Do Men’s Rights Groups Have A Point?
Personally, I rate any attempt to encourage people – man, woman, black, white, rich, poor, whatever – to imagine what life could be like if the shoe were on the other foot. Empathy breeds understanding, and understanding breeds respect.
But I worry that, while some men’s rights activists might have the ability to empathise with, and ultimately respect, women, several at the top have proven time and again that they do not.
Take Paul Elam of A Voice For Men, for example. One of the men’s rights movement’s most prominent and divisive members, he has been ridiculed in GQ and treated with near reverence in The Red Pill, never missing an opportunity to fuel a media frenzy with shock tactics, or what he likes to call “satire”.

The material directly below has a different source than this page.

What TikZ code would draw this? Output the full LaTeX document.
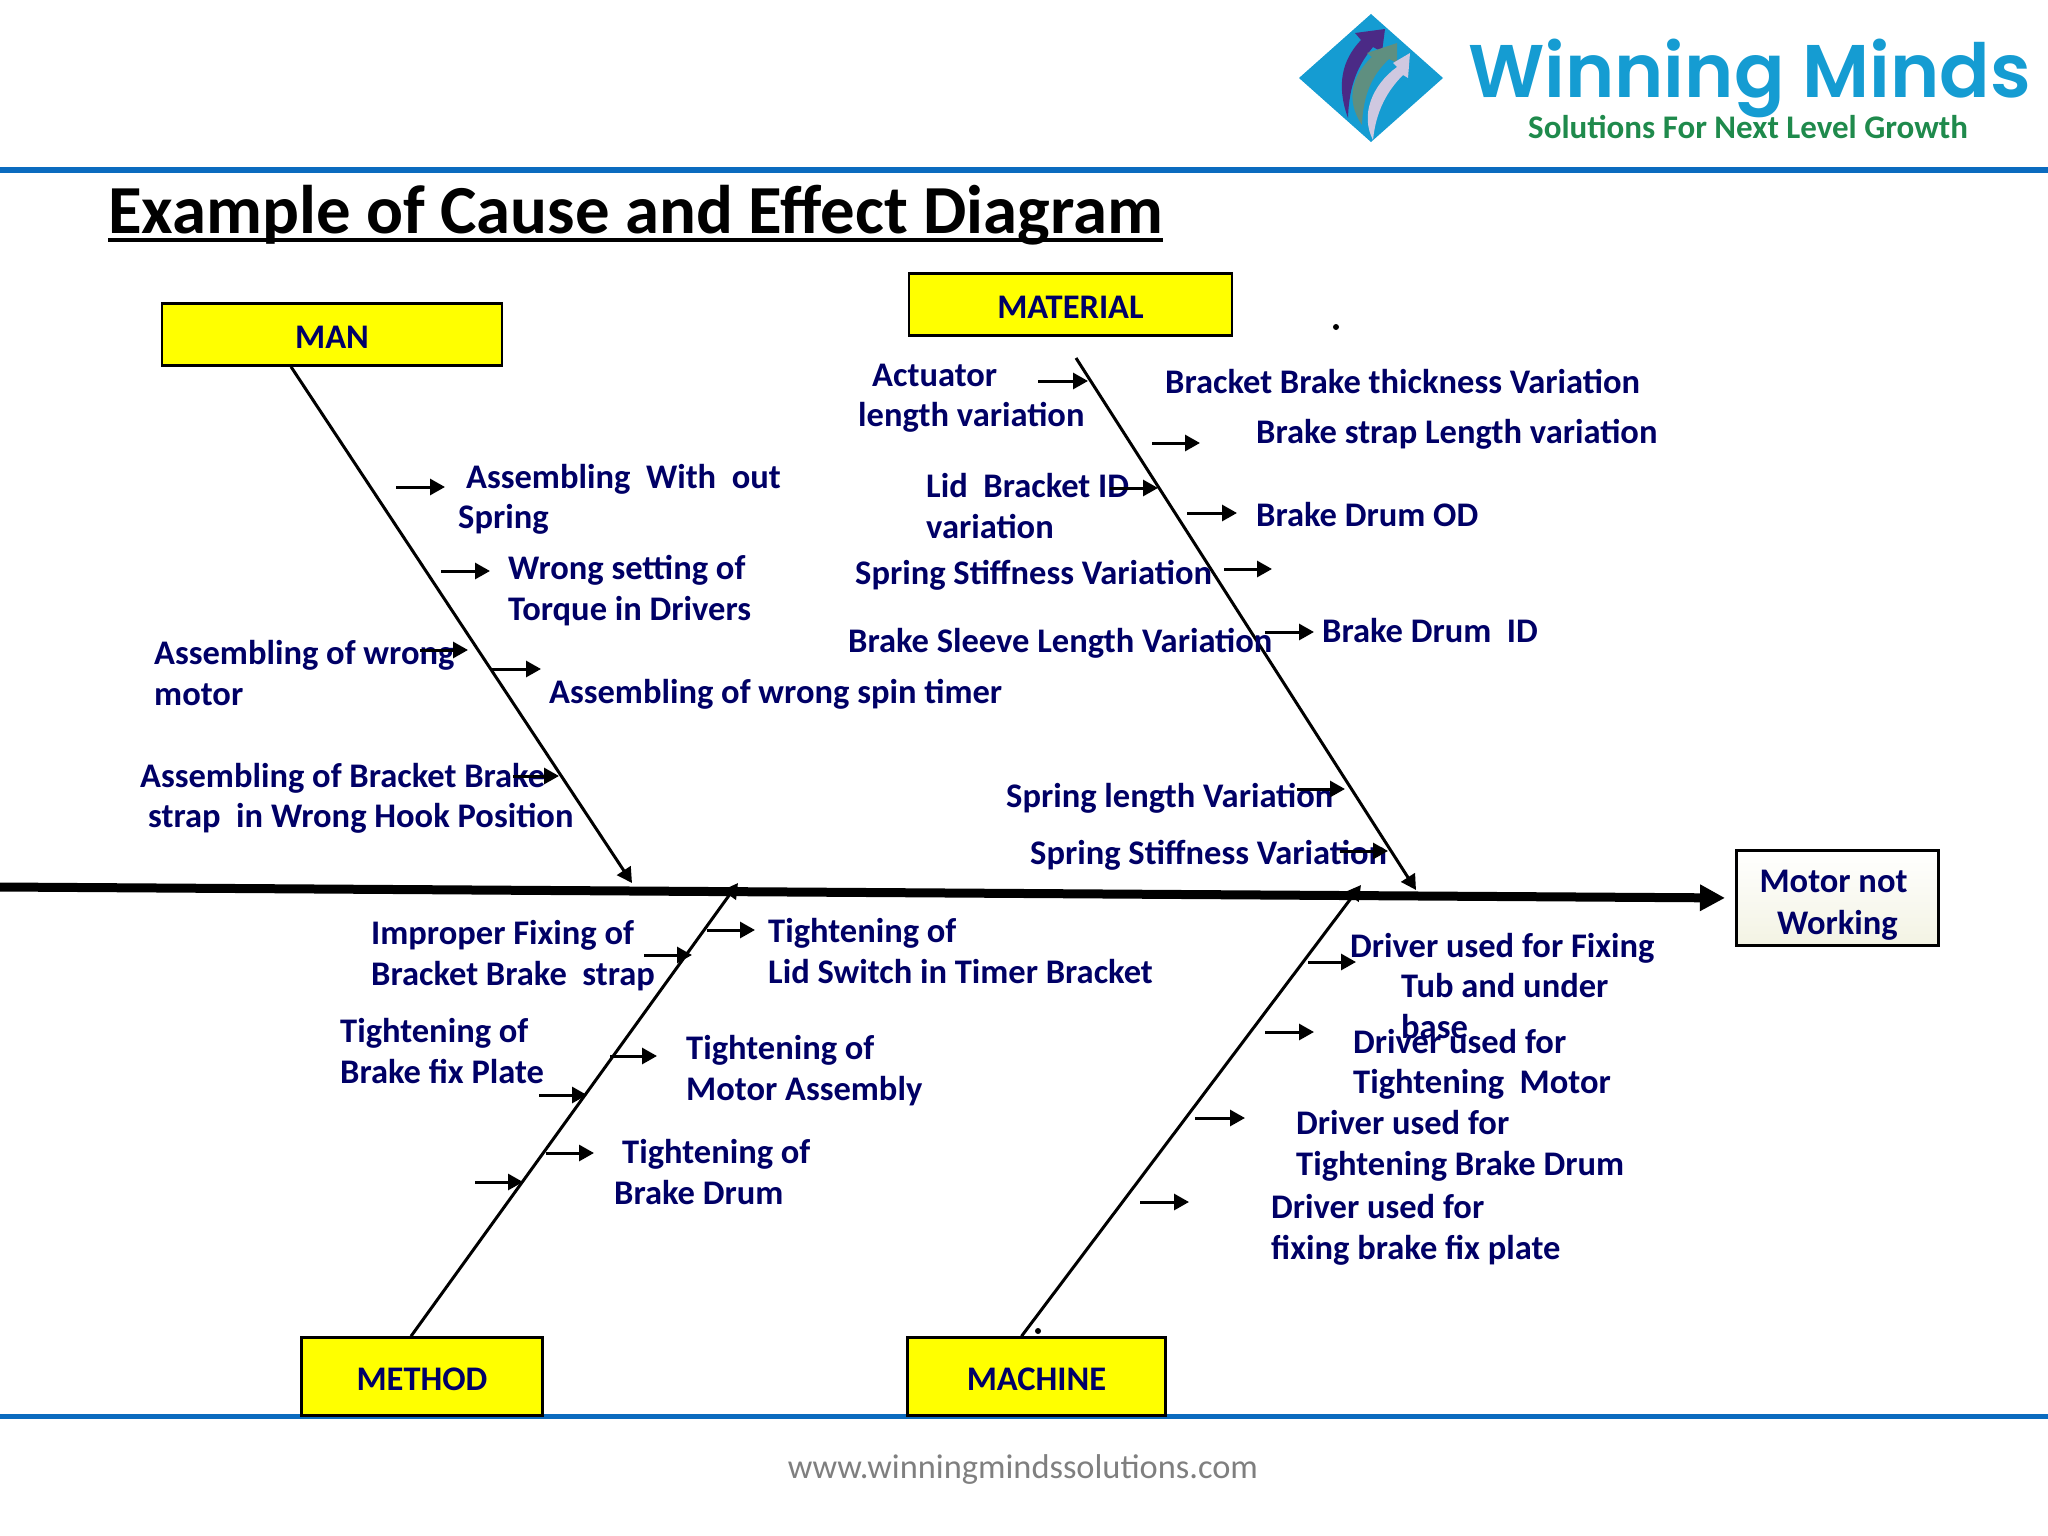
\documentclass[tikz,border=0pt]{standalone}
\usepackage{fontspec}
\setmainfont{Carlito}
\newfontfamily\logofont{Poppins}[BoldFont={Poppins SemiBold}]
\usetikzlibrary{arrows.meta}
\definecolor{navytext}{HTML}{000066}
\definecolor{headfill}{HTML}{FFFF00}
\definecolor{bandblue}{HTML}{0B6BBF}
\definecolor{logoblue}{HTML}{159CD2}
\definecolor{logogreen}{HTML}{1F8A4C}
\definecolor{footgrey}{HTML}{7F7F7F}
\definecolor{swoopA}{HTML}{4B2A86}
\definecolor{swoopB}{HTML}{5F8F80}
\definecolor{swoopC}{HTML}{CFC8E0}
\definecolor{effectfill}{HTML}{F3F3E3}

\begin{document}
\begin{tikzpicture}[x=1pt,y=-1pt,>={Triangle[length=15pt,width=16pt]}]
  \tikzstyle{label}=[anchor=west,inner sep=0pt,align=left,text=navytext,font=\fontsize{34.5}{40.5}\selectfont\bfseries]
  \tikzstyle{head}=[draw=black,line width=2.5pt,fill=headfill,inner sep=0pt,text height=28pt,text depth=0pt,text=navytext,font=\fontsize{34.5}{40.5}\selectfont\bfseries]
  \tikzstyle{bone}=[->,draw=black,line width=3pt]
  \tikzstyle{twig}=[->,draw=black,line width=3pt]
  \useasboundingbox (0,0) rectangle (2048,1536);

  % page bands, footer
  \coordinate (topL) at (0,170);
  \coordinate (topR) at (2048,170);
  \coordinate (botL) at (0,1416);
  \coordinate (botR) at (2048,1416);
  \draw[bandblue,line width=6pt] (topL) -- (topR);
  \draw[bandblue,line width=5pt] (botL) -- (botR);
  \node[text=footgrey,font=\fontsize{34.4}{38}\selectfont] (foot) at (1023,1469) {www.winningmindssolutions.com};

  % logo
  \fill[logoblue] (1371,14) -- (1443,78) -- (1371,142) -- (1299,78) -- cycle;
  \fill[swoopA] (1348,118) .. controls (1336,85) and (1342,60) .. (1361,40) -- (1355,33) -- (1385,29) -- (1382,52) -- (1373,47) .. controls (1358,65) and (1349,85) .. (1348,118) -- cycle;
  \fill[swoopB] (1362,125) .. controls (1345,100) and (1352,75) .. (1372,57) -- (1367,53) -- (1397,43) -- (1397,63) -- (1389,59) .. controls (1372,75) and (1363,95) .. (1362,125) -- cycle;
  \fill[swoopC] (1373,140) .. controls (1360,115) and (1372,85) .. (1397,67) -- (1393,63) -- (1410,53) -- (1408,78) -- (1403,75) .. controls (1388,90) and (1376,110) .. (1373,140) -- cycle;
  \node[anchor=base west,inner sep=0pt,text=logoblue,font=\fontsize{74.6}{74}\logofont\bfseries] (brand) at (1468,98) {Winning Minds};
  \node[anchor=base west,inner sep=0pt,text=logogreen,font=\fontsize{33}{33}\selectfont\bfseries] (slogan) at (1528,139) {Solutions For Next Level Growth};

  % title
  \node[anchor=base west,inner sep=0pt,font=\fontsize{68.8}{70}\selectfont\bfseries] (title) at (108,233) {Example of Cause and Effect Diagram};
  \draw[line width=3.5pt] ([yshift=-7pt]title.base west) -- ([yshift=-7pt]title.base east);

  % category boxes
  \node[head,minimum width=340pt,minimum height=62pt] (man)      at (332,334.5)  {MAN};
  \node[head,minimum width=323pt,minimum height=62pt] (material) at (1070.5,304.5) {MATERIAL};
  \node[head,minimum width=241pt,minimum height=78pt] (method)   at (422,1376.5) {METHOD};
  \node[head,minimum width=258pt,minimum height=78pt] (machine)  at (1036.5,1376.5)  {MACHINE};
  \node[draw=black,line width=3pt,top color=white,bottom color=effectfill,minimum width=202pt,minimum height=95pt,inner sep=0pt,align=center,text=navytext,font=\fontsize{34.5}{42}\selectfont\bfseries] (effect) at (1837.5,898) {\rule{0pt}{37pt}Motor not\hspace*{8pt}\\Working};

  % spine
  \coordinate (tail) at (0,887);
  \draw[->,>={Triangle[length=25pt,width=25pt]},line width=9pt,shorten >=10pt] (tail) -- (effect.west);

  % bones
  \coordinate (manJoin) at (632,883);
  \coordinate (materialJoin) at (1416,890);
  \coordinate (methodJoin) at (738,883);
  \coordinate (machineJoin) at (1361,885);
  \coordinate (materialTop) at (1076,358);
  \draw[bone] ([xshift=-41pt]man.south) -- (manJoin);
  \draw[bone] (materialTop) -- (materialJoin);
  \draw[bone] ([xshift=-11pt]method.north) -- (methodJoin);
  \draw[bone] ([xshift=-15pt]machine.north) -- (machineJoin);

  % causes
  \node[label] (m1) at (458,499.5) {\hspace*{8pt}Assembling\ \ With\ \ out\\Spring};
  \node[label] (m2) at (508,590.5) {Wrong setting of\\Torque in Drivers};
  \node[label] (m3) at (154,673) {Assembling of wrong\\motor};
  \node[label] (m4) at (549,694.5) {Assembling of wrong spin timer};
  \node[label] (m5) at (140,798.5) {Assembling of Bracket Brake\\\hspace*{8pt}strap\ \ in Wrong Hook Position};

  \node[label] (t1) at (858,398)  {\hspace*{14pt}Actuator\\length variation};
  \node[label] (t2) at (1165,381) {Bracket Brake thickness Variation};
  \node[label] (t3) at (1256,434.5) {Brake strap Length variation};
  \node[label] (t4) at (926,506)  {Lid\ \ Bracket ID\\variation};
  \node[label] (t5) at (1256,515) {Brake Drum OD};
  \node[label] (t6) at (855,575.5)  {Spring Stiffness Variation};
  \node[label] (t7) at (848,643.5)  {Brake Sleeve Length Variation};
  \node[label] (t8) at (1322,631) {Brake Drum\ \ ID};
  \node[label] (t9) at (1006,798) {Spring length Variation};
  \node[label] (t10) at (1030,855.5) {Spring Stiffness Variation};

  \node[label] (d1) at (371,955.5)  {Improper Fixing of\\Bracket Brake\ \ strap};
  \node[label] (d2) at (768,951)  {Tightening of\\Lid Switch in Timer Bracket};
  \node[label] (d3) at (340,1051) {Tightening of\\Brake fix Plate};
  \node[label] (d4) at (686,1070.5) {Tightening of\\Motor Assembly};
  \node[label] (d5) at (614,1172) {\hspace*{8pt}Tightening of\\Brake Drum};

  \node[label] (c1) at (1350,986)  {Driver used for Fixing\\\hspace*{51pt}Tub and under\\\hspace*{51pt}base};
  \node[label] (c2) at (1353,1064.5) {Driver used for\\Tightening\ \ Motor};
  \node[label] (c3) at (1296,1146) {Driver used for\\Tightening Brake Drum};
  \node[label] (c4) at (1271,1230) {Driver used for\\fixing brake fix plate};

  % stray dots
  \fill (1336,327) circle (3pt);
  \fill (1038,1331) circle (3pt);

  % small arrows, free ends
  \coordinate (ma1) at (396,487);  \coordinate (mb1) at (445,487);
  \coordinate (ma2) at (441,571);  \coordinate (mb2) at (490,571);
  \coordinate (ma3) at (420,650);  \coordinate (mb3) at (468,650);
  \coordinate (ma4) at (492,669);  \coordinate (mb4) at (541,669);
  \coordinate (ma5) at (513,776);  \coordinate (mb5) at (559,776);

  \coordinate (ta1) at (1038,381); \coordinate (tb1) at (1088,381);
  \coordinate (ta2) at (1152,443); \coordinate (tb2) at (1200,443);
  \coordinate (ta3) at (1110,488); \coordinate (tb3) at (1158,488);
  \coordinate (ta4) at (1187,513); \coordinate (tb4) at (1237,513);
  \coordinate (ta5) at (1224,569); \coordinate (tb5) at (1272,569);
  \coordinate (ta6) at (1265,632); \coordinate (tb6) at (1314,632);
  \coordinate (ta7) at (1297,789); \coordinate (tb7) at (1345,789);
  \coordinate (ta8) at (1340,851); \coordinate (tb8) at (1388,851);

  \coordinate (da1) at (707,930);  \coordinate (db1) at (755,930);
  \coordinate (da2) at (644,955);  \coordinate (db2) at (692,955);
  \coordinate (da3) at (610,1056); \coordinate (db3) at (657,1056);
  \coordinate (da4) at (539,1095); \coordinate (db4) at (587,1095);
  \coordinate (da5) at (546,1153); \coordinate (db5) at (594,1153);
  \coordinate (da6) at (475,1182); \coordinate (db6) at (523,1182);

  \coordinate (ca1) at (1308,962);  \coordinate (cb1) at (1356,962);
  \coordinate (ca2) at (1265,1032); \coordinate (cb2) at (1314,1032);
  \coordinate (ca3) at (1195,1118); \coordinate (cb3) at (1245,1118);
  \coordinate (ca4) at (1140,1202); \coordinate (cb4) at (1189,1202);

  \path[every edge/.style={twig}]
        (ma1) edge (mb1)
        (ma2) edge (mb2)
        (ma3) edge (mb3)
        (ma4) edge (mb4)
        (ma5) edge (mb5)
        (ta1) edge (tb1)
        (ta2) edge (tb2)
        (ta3) edge (tb3)
        (ta4) edge (tb4)
        (ta5) edge (tb5)
        (ta6) edge (tb6)
        (ta7) edge (tb7)
        (ta8) edge (tb8)
        (da1) edge (db1)
        (da2) edge (db2)
        (da3) edge (db3)
        (da4) edge (db4)
        (da5) edge (db5)
        (da6) edge (db6)
        (ca1) edge (cb1)
        (ca2) edge (cb2)
        (ca3) edge (cb3)
        (ca4) edge (cb4);
\end{tikzpicture}
\end{document}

Anti-feminist counter protestors
In 2010, Elam published an article on his website in which he declared October annual “Bash a Violent Bitch Month”. Intended as a response to this Jezebel story, which admittedly rather irresponsibly makes light of male victims of domestic violence, in the article Elam encourages men who are the victims of female-perpetrated violence to: “Beat the living shit out of them. I don’t mean subdue them, or deliver an open handed pop on the face to get them to settle down. I mean literally to grab them by the hair and smack their face against the wall till the smugness of beating on someone because you know they won’t fight back drains from their nose with a few million red corpuscles.” When I ask Buchanan, a good friend and colleague of Elam’s, whether such language was warranted in response to the Jezebel article, he replied at once amused and surprised, that he found it “entirely reasonable”. Really? The Jezebel article, as ill-advised and utterly unfunny as it is, peaks in its violence with details of how one Jezebel staffer “punched a steady in the face and broke his glasses.” She breaks his glasses. Not his nose. Elam’s article on the other hand, calls for men to forcibly pummel women into the nearest wall until they bleed. This is the kind of language that fuels hate, not empathy. And were men and women equally at risk of being violently attacked by each other; if it really were a case of an eye for an eye, a tooth for a tooth, then maybe one could better understand the source of Elam’s vitriol. But the fact of the matter is it’s not. The fact of the matter is, satire or no, Elam’s is the kind of language that emboldens men to rape and kill women. Elam’s statements, such as “Women who drink and make out […] are freaking begging [to get raped]”, are part of a wider misogynist rhetoric that pervades the online “manosphere”, a network of forums, pick-up artist (PUA) communities and subreddits; some of which were frequented by Elliot Rodger – who in 2014 killed six people and injured 14 others before shooting himself dead, citing the “cruelness of women” as the reason for his crimes – and Alek Minassian, who murdered 10 people by driving a van through a crowd in Toronto earlier this year, and as we later learned was a self-proclaimed ‘incel’, or ‘involuntary celibate’, a man who hates women for denying him his perceived right to sex.